Pela lei civil antes em vigor, o pastor-alemão era, como se disse, uma “coisa”. Mas o juiz recorda que, apesar desse constrangimento legal, fixou uma guarda partilhada do cão entre o casal que então se separou. “Uma semana em casa de cada um, como era tão importante para ambos.” Nos fundamentos que usou para sustentar a decisão, o magistrado diz ter ido buscar aos estudos do neurocientista António Damásio “os avanços no conhecimento neurológico adquirido, verificando-se que os animais têm capacidade e competências emocionais, e consciência delas, possuem sentimento”.
Tempos depois, o juiz soube que o pastor-alemão reprovara o seu despacho. Quando estava com a dona, caía numa tristeza profunda. A sua fidelidade canina ia em exclusivo para o dono. E a senhora, que remédio, teve de se conformar com a preferência do cão.
Vantagens de não ser ‘coisa’
Três alterações e aditamentos à lei que o estatuto jurídico dos animais estipula e que precisa de saber
1 – Condição – Os animais de estimação passam a integrar os “bens absoluta ou totalmente impenhoráveis”. Novo artigo 736º do Código de Processo Civil, alínea g)
2 – Propriedade – Entre os “bens incomunicáveis”, estão “os animais de companhia que cada um dos cônjuges tiver ao tempo da celebração do casamento”. Ou seja: em caso de divórcio, o animal continua a ser de quem já era.
Novo artigo 1733º do Código Civil, alínea h)
3 – Meu, teu, nosso?

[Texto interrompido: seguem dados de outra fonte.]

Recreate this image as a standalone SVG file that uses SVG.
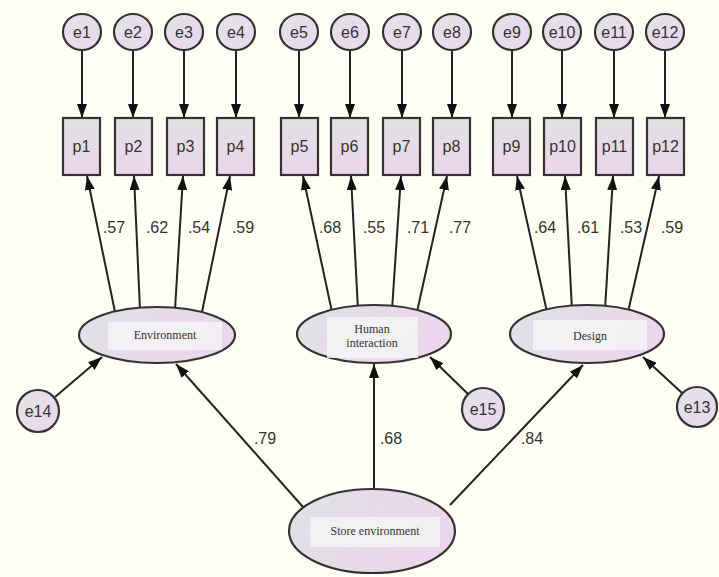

Passa a ser obrigatório um acordo sobre a guarda dos animais de estimação do casal, nos divórcios por mútuo consentimento e nos litigiosos. O princípio basilar estipula que “os animais de companhia são confiados a um ou a ambos os cônjuges, considerando, nomeadamente, os interesses de cada um dos cônjuges e dos filhos do casal e também o bem-estar do animal”.